In my opinion, I have calculated very conservatively.




The planned term with 2% initial repayment was intended to be much longer. Due to a larger salary increase, we have been able to fully utilize special repayments every year from the start.
It may be that this works in our favor.

I have also emphasized that the calculation only applies to us and can look completely different in other circumstances.
 

BauBob7

2019-01-25 10:10:02
  • #4


The value of the substance also increases with inflation, more precisely with building costs. Keyword restoration costs. Masonry, base plate, etc. are also not subject to depreciation.

Plots in urban areas are becoming increasingly scarce, new construction is simply no longer possible in many places.

What no one will pay you for are, for example, your KNX hobbies. Even if you make a pink bathroom, you have to write that off completely in your calculations.
 

BauBob7

2019-01-25 10:24:17
  • #5


Blablabla..
The performance of the MSCI World GTDR over the last 20 years was 4.87 percent per year before all taxes at the fund level, personal level, fund expense ratio, and before inflation.

The real return was therefore 1 - 1.5 percent at 100 percent in stocks (ETFs). You can do it, but it is risky.

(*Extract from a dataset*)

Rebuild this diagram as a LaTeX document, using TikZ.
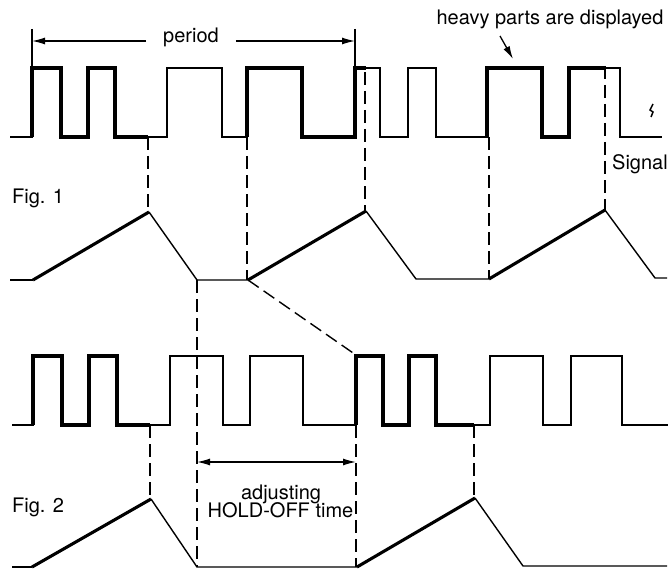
\documentclass[tikz,border=0pt]{standalone}
\usepackage{fontspec}
\setmainfont{TeX Gyre Heros}
\usetikzlibrary{arrows.meta}
\begin{document}
\begin{tikzpicture}[x=1pt,y=-1pt,
  thinline/.style={line width=1.4pt, line join=miter},
  heavy/.style={line width=3.1pt, line join=miter},
  dsh/.style={line width=1.4pt, dash pattern=on 13pt off 6pt},
  arr/.style={line width=1.3pt,-{Latex[length=13pt,width=7pt]}},
  darr/.style={line width=1.3pt,{Latex[length=13pt,width=7pt]}-{Latex[length=13pt,width=7pt]}},
  lbl/.style={font=\fontsize{20}{18}\selectfont, inner sep=0pt},
]
\useasboundingbox (0,0) rectangle (671,572);

% ---------------- Fig. 1 signal ----------------
\draw[thinline] (10,137) -- (32,137) -- (32,68) -- (61,68) -- (61,137) -- (88,137) -- (88,68) -- (115,68) -- (115,137)
  -- (167,137) -- (167,68) -- (222,68) -- (222,137) -- (247,137) -- (247,68) -- (302,68) -- (302,137)
  -- (355,137) -- (355,68) -- (380,68) -- (380,137) -- (408,137) -- (408,68) -- (436,68) -- (436,137)
  -- (487,137) -- (487,68) -- (542,68) -- (542,137) -- (569,137) -- (569,68) -- (620,68) -- (620,137) -- (662,137);
\draw[heavy] (32,137) -- (32,68) -- (61,68) -- (61,137) -- (88,137) -- (88,68) -- (115,68) -- (115,137) -- (148,137);
\draw[heavy] (247,137) -- (247,68) -- (302,68) -- (302,137) -- (355,137) -- (355,68) -- (366,68);
\draw[heavy] (487,137) -- (487,68) -- (542,68) -- (542,137) -- (569,137) -- (569,68) -- (605,68);

% ---------------- Fig. 1 ramp ----------------
\draw[thinline] (10,280) -- (33,280);
\draw[heavy] (33,280) -- (149,212);
\draw[thinline] (149,212) -- (197,280) -- (248,280);
\draw[heavy] (248,280) -- (366,211);
\draw[thinline] (366,211) -- (416,279) -- (489,279);
\draw[heavy] (489,279) -- (605,210);
\draw[thinline] (605,210) -- (655,278) -- (667,278);

% ---------------- Fig. 2 signal ----------------
\draw[thinline] (12,425) -- (33,425) -- (33,356) -- (62,356) -- (62,425) -- (89,425) -- (89,356) -- (117,356) -- (117,425)
  -- (170,425) -- (170,356) -- (223,356) -- (223,425) -- (250,425) -- (250,356) -- (303,356) -- (303,425)
  -- (356,425) -- (356,356) -- (383,356) -- (383,425) -- (409,425) -- (409,356) -- (436,356) -- (436,425)
  -- (490,425) -- (490,356) -- (543,356) -- (543,425) -- (571,425) -- (571,356) -- (622,356) -- (622,425) -- (668,425);
\draw[heavy] (33,425) -- (33,356) -- (62,356) -- (62,425) -- (89,425) -- (89,356) -- (117,356) -- (117,425) -- (150,425);
\draw[heavy] (356,425) -- (356,356) -- (383,356) -- (383,425) -- (409,425) -- (409,356) -- (436,356) -- (436,425) -- (474,425);

% ---------------- Fig. 2 ramp ----------------
\draw[thinline] (12,567) -- (32,567);
\draw[heavy] (32,567) -- (151,499);
\draw[thinline] (151,499) -- (197,567) -- (357,567);
\draw[heavy] (357,567) -- (475,498);
\draw[thinline] (475,498) -- (523,566) -- (667,566);

% ---------------- dashed guide lines ----------------
\draw[dsh] (148,137) -- (148,212);
\draw[dsh] (247,137) -- (247,280);
\draw[dsh] (365,72) -- (365,211);
\draw[dsh] (489,137) -- (489,279);
\draw[dsh] (605,66) -- (605,210);
\draw[dsh] (248,280) -- (356,355);
\draw[dsh] (197,280) -- (197,567);
\draw[dsh] (150,425) -- (150,499);
\draw[dsh] (356,425) -- (356,567);
\draw[dsh] (474,425) -- (474,498);

% ---------------- period arrow ----------------
\draw[thinline] (32,29) -- (32,68);
\draw[thinline] (355,29) -- (355,68);
\node[lbl, anchor=base, inner xsep=17pt] (period) at (191,42.5) {period};
\coordinate (pL) at (32,41);
\coordinate (pR) at (355,41);
\draw[arr] (period.west |- pL) -- (pL);
\draw[arr] (period.east |- pR) -- (pR);

% ---------------- heavy parts label ----------------
\node[lbl, anchor=base] (heavylbl) at (550,25) {heavy parts are displayed};
\coordinate (hs) at (500,36);
\coordinate (hv) at (513,59);
\draw[arr] (hs) -- (hv);

% small mark
\draw[line width=1.5pt] (653,104) -- (650,110) -- (653,112) -- (651,117);

% ---------------- labels ----------------
\node[lbl, anchor=base west] (signal) at (612,169) {Signal};
\node[lbl, anchor=base west] (fig1) at (12,203) {Fig. 1};
\node[lbl, anchor=base west] (fig2) at (12,512) {Fig. 2};

% ---------------- hold-off arrow ----------------
\coordinate (hoL) at (197,462);
\coordinate (hoR) at (356,462);
\draw[darr] (hoL) -- (hoR);
\node[lbl, anchor=base] (adj) at (281,499) {adjusting};
\node[lbl, anchor=base] (hold) at (280.5,517) {HOLD-OFF time};
\end{tikzpicture}
\end{document}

With a house, the biggest part of the return comes from the saved rent. This form of return is less risky than government bonds or overnight money.
 

berny

2019-01-25 10:30:27
  • #6
Maybe at the moment, completely uncertain whether this will last in the long term. A relative was tempted in the early 2000s in Barcelona to excessively leverage his condominium and buy a second one for rental purposes. Banks financed almost everything back then. Reasoning: "Everything keeps getting more expensive/valuable anyway." Bad luck, even there the trees didn’t keep growing forever. He is still struggling to pay off the loans today. Mind you: the condominiums are in the historic city center of Barcelona and not on the outskirts of Dresden. What is currently happening in the German real estate market and, to some extent, again in the US market price-wise (even in the middle of nowhere) strongly resembles the events in the USA and Spain before 2007. In this respect, Steffen80 is absolutely right: as a long-term investment, stocks are much more sensible. Temporary setbacks are compensated much faster there than in the real estate market.